GIVEN REQUEST: Reproduce every line of the listing as written, apart from the pictures.

DATA:
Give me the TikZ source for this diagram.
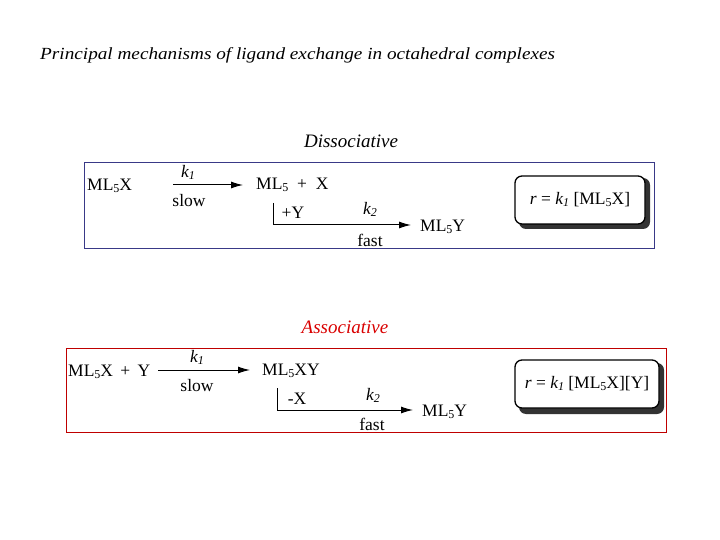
\documentclass[tikz,border=0pt]{standalone}
\usepackage{fontspec}
\setmainfont{Liberation Serif}
\usetikzlibrary{arrows.meta}
\newcommand{\sbs}[1]{\raisebox{-0.25ex}{\fontsize{12}{12}\selectfont #1}}
\tikzset{
 t/.style={inner sep=0pt,font=\fontsize{17.5}{18}\selectfont},
 arr/.style={line width=1pt,-{Latex[length=12pt,width=7pt]}},
 ln/.style={line width=1pt},
 rate/.style={draw,line width=1.3pt,rounded corners=7pt,fill=white},
 shadow/.style={fill=black!80,rounded corners=7pt},
}
\begin{document}
\begin{tikzpicture}[x=1pt,y=-1pt]
\useasboundingbox (0,0) rectangle (720,540);
\node[t,anchor=west,font=\fontsize{17}{18}\selectfont\itshape,xscale=1.13] (title) at (40,55) {Principal mechanisms of ligand exchange in octahedral complexes};
% Dissociative
\node[t,font=\fontsize{19}{20}\selectfont\itshape] (dh) at (351,141) {Dissociative};
\draw[draw=black!45!blue!55!gray,line width=0.8pt] (84,162) rectangle (654,248);
\node[t,anchor=west] (a1) at (87,186) {ML\sbs{5}X};
\node[t,anchor=west] (b1) at (256,185) {ML\sbs{5} \ + \ X};
\draw[arr] (173,185) -- (243,185);
\node[t] (k1a) at (188,172) {\textit{k\sbs{1}}};
\node[t] (s1) at (189,201) {slow};
\coordinate (v1) at (273,203); \coordinate (c1) at (273,225);
\draw[ln] (v1) -- (c1);
\node[t,anchor=west] (c1n) at (420,227) {ML\sbs{5}Y};
\draw[arr] (c1) -- (411,225);
\node[t] (y1) at (293,213) {+Y};
\node[t] (k2a) at (370,209) {\textit{k\sbs{2}}};
\node[t] (f1) at (370,240) {fast};
\fill[shadow] (519,178) rectangle (650,229);
\node[rate,minimum width=130pt,minimum height=48pt,t] (r1) at (580,200) {\textit{r} = \textit{k\sbs{1}} [ML\sbs{5}X]};
% Associative
\node[t,font=\fontsize{19}{20}\selectfont\itshape,text=red!85!black] (ah) at (345,327) {Associative};
\draw[draw=red!75!black,line width=0.8pt] (66,348) rectangle (666,432);
\node[t,anchor=west] (a2) at (68,372) {ML\sbs{5}X \,+\, Y};
\draw[arr] (158,370) -- (250,370);
\node[t] (k1b) at (197,357) {\textit{k\sbs{1}}};
\node[t] (s2) at (197,386) {slow};
\node[t,anchor=west] (b2) at (262,371) {ML\sbs{5}XY};
\coordinate (v2) at (277,388); \coordinate (c2) at (277,410);
\draw[ln] (v2) -- (c2);
\draw[arr] (c2) -- (413,410);
\node[t,anchor=west] (c2n) at (422,412) {ML\sbs{5}Y};
\node[t] (x2) at (297,399) {-X};
\node[t] (k2b) at (373,395) {\textit{k\sbs{2}}};
\node[t] (f2) at (372,424) {fast};
\fill[shadow] (519,363) rectangle (664,414);
\node[rate,minimum width=144pt,minimum height=48pt,t] (r2) at (587,384) {\textit{r} = \textit{k\sbs{1}} [ML\sbs{5}X][Y]};
\end{tikzpicture}
\end{document}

REPLY:
Give me the TikZ source for this diagram.
\documentclass[tikz,border=0pt]{standalone}
\usepackage{fontspec}
\setmainfont{Liberation Serif}
\usetikzlibrary{arrows.meta}
\newcommand{\sbs}[1]{\raisebox{-0.25ex}{\fontsize{12}{12}\selectfont #1}}
\tikzset{
 t/.style={inner sep=0pt,font=\fontsize{17.5}{18}\selectfont},
 arr/.style={line width=1pt,-{Latex[length=12pt,width=7pt]}},
 ln/.style={line width=1pt},
 rate/.style={draw,line width=1.3pt,rounded corners=7pt,fill=white},
 shadow/.style={fill=black!80,rounded corners=7pt},
}
\begin{document}
\begin{tikzpicture}[x=1pt,y=-1pt]
\useasboundingbox (0,0) rectangle (720,540);
\node[t,anchor=west,font=\fontsize{17}{18}\selectfont\itshape,xscale=1.13] (title) at (40,55) {Principal mechanisms of ligand exchange in octahedral complexes};
% Dissociative
\node[t,font=\fontsize{19}{20}\selectfont\itshape] (dh) at (351,141) {Dissociative};
\draw[draw=black!45!blue!55!gray,line width=0.8pt] (84,162) rectangle (654,248);
\node[t,anchor=west] (a1) at (87,186) {ML\sbs{5}X};
\node[t,anchor=west] (b1) at (256,185) {ML\sbs{5} \ + \ X};
\draw[arr] (173,185) -- (243,185);
\node[t] (k1a) at (188,172) {\textit{k\sbs{1}}};
\node[t] (s1) at (189,201) {slow};
\coordinate (v1) at (273,203); \coordinate (c1) at (273,225);
\draw[ln] (v1) -- (c1);
\node[t,anchor=west] (c1n) at (420,227) {ML\sbs{5}Y};
\draw[arr] (c1) -- (411,225);
\node[t] (y1) at (293,213) {+Y};
\node[t] (k2a) at (370,209) {\textit{k\sbs{2}}};
\node[t] (f1) at (370,240) {fast};
\fill[shadow] (519,178) rectangle (650,229);
\node[rate,minimum width=130pt,minimum height=48pt,t] (r1) at (580,200) {\textit{r} = \textit{k\sbs{1}} [ML\sbs{5}X]};
% Associative
\node[t,font=\fontsize{19}{20}\selectfont\itshape,text=red!85!black] (ah) at (345,327) {Associative};
\draw[draw=red!75!black,line width=0.8pt] (66,348) rectangle (666,432);
\node[t,anchor=west] (a2) at (68,372) {ML\sbs{5}X \,+\, Y};
\draw[arr] (158,370) -- (250,370);
\node[t] (k1b) at (197,357) {\textit{k\sbs{1}}};
\node[t] (s2) at (197,386) {slow};
\node[t,anchor=west] (b2) at (262,371) {ML\sbs{5}XY};
\coordinate (v2) at (277,388); \coordinate (c2) at (277,410);
\draw[ln] (v2) -- (c2);
\draw[arr] (c2) -- (413,410);
\node[t,anchor=west] (c2n) at (422,412) {ML\sbs{5}Y};
\node[t] (x2) at (297,399) {-X};
\node[t] (k2b) at (373,395) {\textit{k\sbs{2}}};
\node[t] (f2) at (372,424) {fast};
\fill[shadow] (519,363) rectangle (664,414);
\node[rate,minimum width=144pt,minimum height=48pt,t] (r2) at (587,384) {\textit{r} = \textit{k\sbs{1}} [ML\sbs{5}X][Y]};
\end{tikzpicture}
\end{document}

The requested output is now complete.